I was similarly bugged by the Rogues' insistence that keeping the skeptical movement together ought to be our common and chief goal. This is not how conflict resolution works. People don't cooperate and get along just because they happen to share one goal. That can be helpful, no doubt, a necessary condition for conflict resolution. But the sufficient condition, the real key, is to generate consensus on the things people don't already agree on. I felt this episode dodged that problem too much and leaned too heavily on the "guys, just pretend to get along, ok?" gambit. (I exaggerate for emphasis.)

The reason this approach is a problem is that it is close to impossible to be truly neutral (outside of D&D). There's a perfect Tutu quote on this:
If you are neutral in situations of injustice, you have chosen the side of the oppressor. If an elephant has its foot on the tail of a mouse and you say that you are neutral, the mouse will not appreciate your neutrality.

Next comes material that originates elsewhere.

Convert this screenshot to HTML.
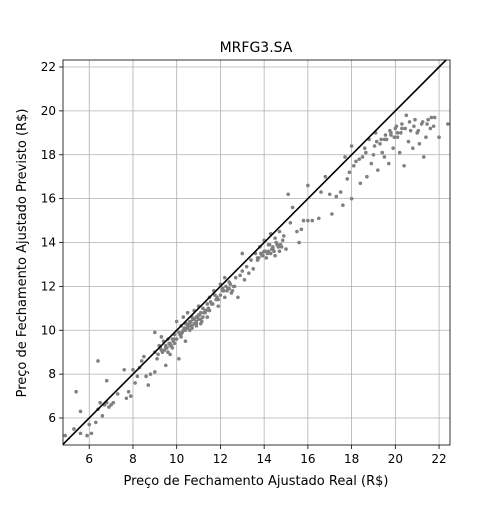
<!DOCTYPE html>
<html><head><meta charset="utf-8"><style>
body{margin:0;background:#fff;width:500px;height:500px;overflow:hidden;font-family:"Liberation Sans","DejaVu Sans",sans-serif}
</style></head><body>
<svg id="chart" width="500" height="500" xmlns="http://www.w3.org/2000/svg">
<rect width="500" height="500" fill="#fff"/>
<g id="grid"></g>
<g id="pts"></g>
<g id="axes"></g>
<text x="256" y="52" text-anchor="middle" font-size="14" font-family="DejaVu Sans, sans-serif">MRFG3.SA</text>
<text x="256" y="485" text-anchor="middle" font-size="13" font-family="DejaVu Sans, sans-serif">Preço de Fechamento Ajustado Real (R$)</text>
<text x="26" y="253" text-anchor="middle" font-size="13" font-family="DejaVu Sans, sans-serif" transform="rotate(-90 26 253)">Preço de Fechamento Ajustado Previsto (R$)</text>
</svg>
<script>
const xTicks=[6,8,10,12,14,16,18,20,22];
const yTicks=[6,8,10,12,14,16,18,20,22];
const actual=[4.9,5.3,5.4,5.6,5.6,5.9,6.0,6.1,6.3,6.4,6.4,6.5,6.6,6.7,6.8,6.9,7.0,7.1,6.8,7.3,7.6,7.7,7.8,7.9,8.0,8.1,8.2,8.3,8.4,8.5,8.6,8.7,8.8,9.0,9.0,9.0,9.1,9.2,9.3,9.3,9.4,9.5,9.5,9.6,9.6,9.7,9.7,9.8,9.8,9.9,9.9,10.0,10.0,10.1,10.1,10.2,10.2,10.3,10.3,10.4,10.4,10.5,10.5,10.6,10.6,10.7,10.7,10.8,10.8,10.9,10.9,11.0,11.0,11.1,11.1,11.2,11.2,11.3,11.4,11.4,11.5,11.5,11.6,11.7,11.8,11.9,12.0,12.0,12.1,12.2,12.2,12.3,12.4,12.5,12.6,12.7,12.8,12.9,13.0,13.0,13.1,13.2,13.3,13.4,13.5,13.6,13.7,13.8,13.9,14.0,14.0,14.1,14.2,14.3,14.3,14.4,14.5,14.5,14.6,14.7,14.7,14.8,14.9,15.0,15.1,15.2,15.3,15.5,15.6,15.7,15.8,16.0,16.0,16.2,16.5,16.6,16.8,17.0,17.1,17.3,17.5,17.6,17.7,17.8,17.9,18.0,18.0,18.1,18.2,18.4,18.5,18.6,18.7,18.8,18.9,19.0,19.1,19.2,19.3,19.4,19.5,19.6,19.7,19.8,19.9,20.0,20.1,20.2,20.3,20.4,20.5,20.6,20.7,20.8,20.9,21.0,21.1,21.2,21.3,21.4,21.5,21.6,21.8,22.0,22.4,
10.5,10.6,10.8,10.9,11.0,11.1,10.7,10.4,9.5,9.7,9.9,10.2,11.3,10.9,10.6,14.2,14.4,14.6,13.9,13.7,12.1,12.4,11.9,19.8,20.1,20.3,19.5,
10.35,10.45,10.55,10.65,10.75,10.85,10.95,11.05,11.15,11.25,11.35,10.25,10.15,9.85,9.75,9.65,9.55,9.45,9.35,9.25,9.15,11.45,11.55,11.65,11.75,11.85,12.15,12.25,12.35,12.45,12.55,12.65,13.75,13.85,13.95,14.05,14.15,14.25,14.35,14.45,14.55,14.65,14.75,14.85,19.05,19.15,19.35,19.55,19.75,19.95,20.05,20.25,20.45,20.65,20.85,21.05,21.25,21.45,21.65,21.75,18.35,18.65];
const predicted=[5.2,5.5,7.2,6.3,5.3,5.2,5.7,5.3,5.8,8.6,6.4,6.7,6.1,6.6,6.7,6.5,6.6,6.7,7.7,7.1,8.2,6.9,7.2,7.0,8.2,7.6,7.9,8.3,8.6,8.8,7.9,7.5,8.0,8.1,9.9,9.0,8.7,9.3,9.1,9.7,9.5,9.3,8.4,9.6,9.0,9.4,8.9,9.6,9.2,9.8,9.4,10.4,9.6,9.9,8.7,10.2,9.7,10.6,10.0,10.3,9.5,10.8,10.1,10.4,10.0,10.6,10.2,10.9,10.3,10.6,10.2,11.1,10.5,10.8,10.3,11.0,10.6,10.9,11.2,10.6,11.5,10.9,11.2,11.8,11.4,11.1,12.1,11.6,11.9,12.4,11.5,11.8,12.2,11.7,12.0,12.4,11.5,12.5,13.5,12.7,12.3,12.9,12.6,13.2,12.8,13.5,13.3,13.8,13.4,14.1,13.6,13.3,13.9,14.4,13.5,13.8,14.2,13.4,13.9,14.5,13.6,13.8,14.3,13.7,16.2,14.9,15.6,14.5,14.0,14.6,15.0,16.6,15.0,15.0,15.1,16.3,17.0,16.2,15.3,16.1,16.3,15.7,17.9,16.9,17.2,16.0,18.4,17.5,17.7,16.7,17.9,18.3,17.0,18.7,17.6,18.0,19.0,17.3,18.5,18.1,17.9,18.7,17.6,19.0,18.3,19.2,18.8,18.1,19.4,17.5,19.8,18.6,19.1,18.3,19.6,19.0,18.5,19.4,17.9,18.8,19.6,19.2,19.7,18.8,19.4,
10.2,10.3,10.5,10.4,10.7,10.5,10.1,10.0,9.2,9.3,9.6,9.8,10.8,10.3,10.2,13.6,13.7,13.9,13.5,13.2,11.8,11.9,11.4,18.9,19.0,19.2,18.7,
10.1,10.3,10.2,10.4,10.5,10.3,10.6,10.7,10.4,10.8,10.9,9.9,9.8,9.5,9.3,9.4,9.2,9.1,9.0,9.2,8.9,11.0,11.3,11.2,11.6,11.5,11.8,12.0,11.9,12.1,11.8,12.0,13.3,13.5,13.4,13.6,13.5,13.9,13.7,13.6,14.0,13.8,13.9,14.1,18.4,18.6,18.7,18.9,19.1,18.8,19.3,19.0,19.2,19.5,19.3,19.1,19.5,19.4,19.7,19.3,17.8,18.1];
const L=63,R=450,T=60,B=445,xmin=4.8,xmax=22.5,ymin=4.77,ymax=22.32;
const sx=v=>L+(v-xmin)/(xmax-xmin)*(R-L);
const sy=v=>B-(v-ymin)/(ymax-ymin)*(B-T);
const NS='http://www.w3.org/2000/svg';
const grid=document.getElementById('grid'),pts=document.getElementById('pts'),axes=document.getElementById('axes');
function mk(tag,attrs,parent){const e=document.createElementNS(NS,tag);for(const k in attrs)e.setAttribute(k,attrs[k]);parent.appendChild(e);return e;}
xTicks.forEach(t=>{const x=sx(t);
const g=mk('line',{x1:x,x2:x,y1:T,y2:B,stroke:'#b0b0b0','stroke-width':0.8},grid);


mk('line',{x1:x,x2:x,y1:B,y2:B+4,stroke:'#000','stroke-width':0.8},axes);
const tx=mk('text',{x:x,y:B+18,'text-anchor':'middle','font-size':12,'font-family':'DejaVu Sans, sans-serif'},axes);tx.textContent=t;

});
yTicks.forEach(t=>{const y=sy(t);
const g=mk('line',{x1:L,x2:R,y1:y,y2:y,stroke:'#b0b0b0','stroke-width':0.8},grid);


mk('line',{x1:L-4,x2:L,y1:y,y2:y,stroke:'#000','stroke-width':0.8},axes);
const tx=mk('text',{x:L-7,y:y+4,'text-anchor':'end','font-size':12,'font-family':'DejaVu Sans, sans-serif'},axes);tx.textContent=t;

});
actual.forEach((a,i)=>{const c=mk('circle',{cx:sx(a),cy:sy(predicted[i]),r:1.8,fill:'#808080'},pts);

});
const lo=xmin,hi=ymax;
const d=mk('line',{x1:sx(lo),y1:sy(lo),x2:sx(hi),y2:sy(hi),stroke:'#000','stroke-width':1.6},axes);


const f=mk('rect',{x:L,y:T,width:R-L,height:B-T,fill:'none',stroke:'#000','stroke-width':0.8},axes);


</script>
</body></html>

Dawkins is a clear analogue, in this case, of the elephant. His history and prestige and influence give him power over those he tries to shut up, and he abuses that great power like he never had an Uncle Ben. The SGU people know this, and the NECSS people should all know it too. Giving him a free extra podium to speak from as he pleases (even more) is not the same as challenging him to make a proper case for his dodgy positions, turning the skeptical goggles around for some thorough introspection. Who you do and don't invite to speak at these sorts of events is, to some extent, a statement in itself. Pretending otherwise is disingenuous. How and for what purpose you invite them also carries implicit and explicit meaning. It doesn't help to pretend that an invitation for Dawkins is no different at all to an invitation for, say, Bill Nye (or someone similarly unobjectionable).

(Cue someone trying to suggest that Bill Nye is some sort of huge asshole.)

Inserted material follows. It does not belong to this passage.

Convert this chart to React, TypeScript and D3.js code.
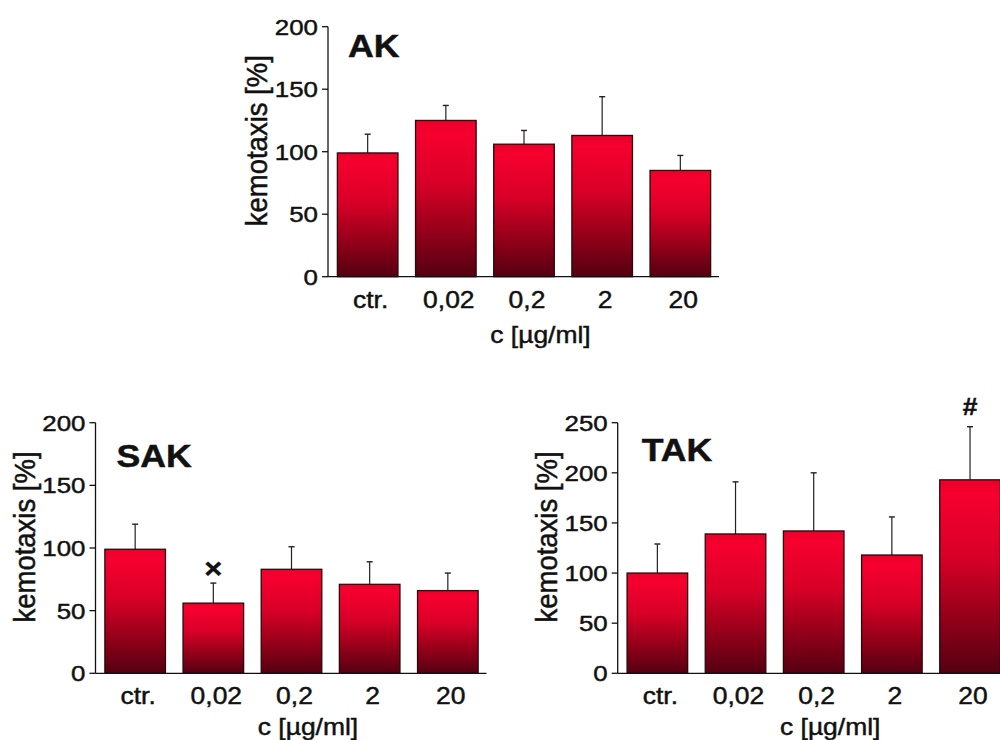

But Dawksy is not specifically interesting to me, he's just an example of how the "we're the sane middle ground" trap works. Being a moderate sounds safer than being an extremist, right? But some things don't have sane middles. There is no sane moderate position to murder and rape threats, for example. There is no acceptable number of threats above zero, and on that issue I'd be very comfortable to position myself with the extreme opposition to that sort of thing. SGU claiming the neutral middleman role for themselves is either naive or dodgy. Considering how much I've heard the Skeptical Rogues complain about false balance in the media, I would have hoped they'd be better at spotting it in themselves.

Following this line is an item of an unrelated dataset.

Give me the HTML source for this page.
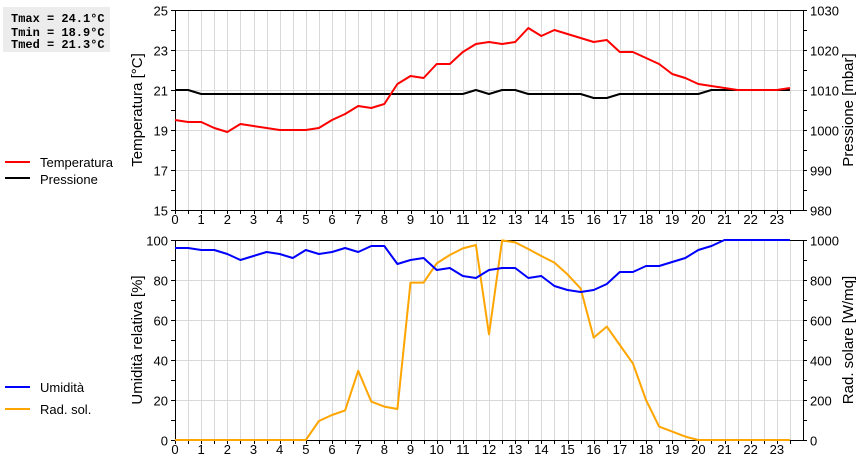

I would say that the root of the SGU's problem is the assumption that everyone ought to be, first and foremost, a skeptic. Not surprising, but also not realistic. They point out, quite correctly, in ep 555 that neither the "free speech" camp nor the "social justice" camp (as they classify them) have absolute claim to being most important and essential. But they don't seem to have grasped that the "skeptic" camp is just as artificial and non-essential, and just as biased by its own preferences. They could even have used that angle to justify at least some form of partial neutrality. But instead, they just come across as tone-deaf and/or arrogant. It's a fucking pity.

I am quite aware of my own biases, and admit them freely. It doesn't solve all my communication problems, but it helps. I side unapologetically with the feminists, and maybe I'm crazy to, or maybe I'm not. The thing is, I'm pretty sure, if I was wholly with the Dawkins fan club instead, that I could construct almost exactly the same complaint against the SGU's attempt at false balance. I think that suggests that their approach really was flawed. I'm happy to accept that they genuinely want to make things work best for everyone, that there's no malevolence behind it, but this time they really should have thought through at least their choice of words better, if not also their choice of ideas.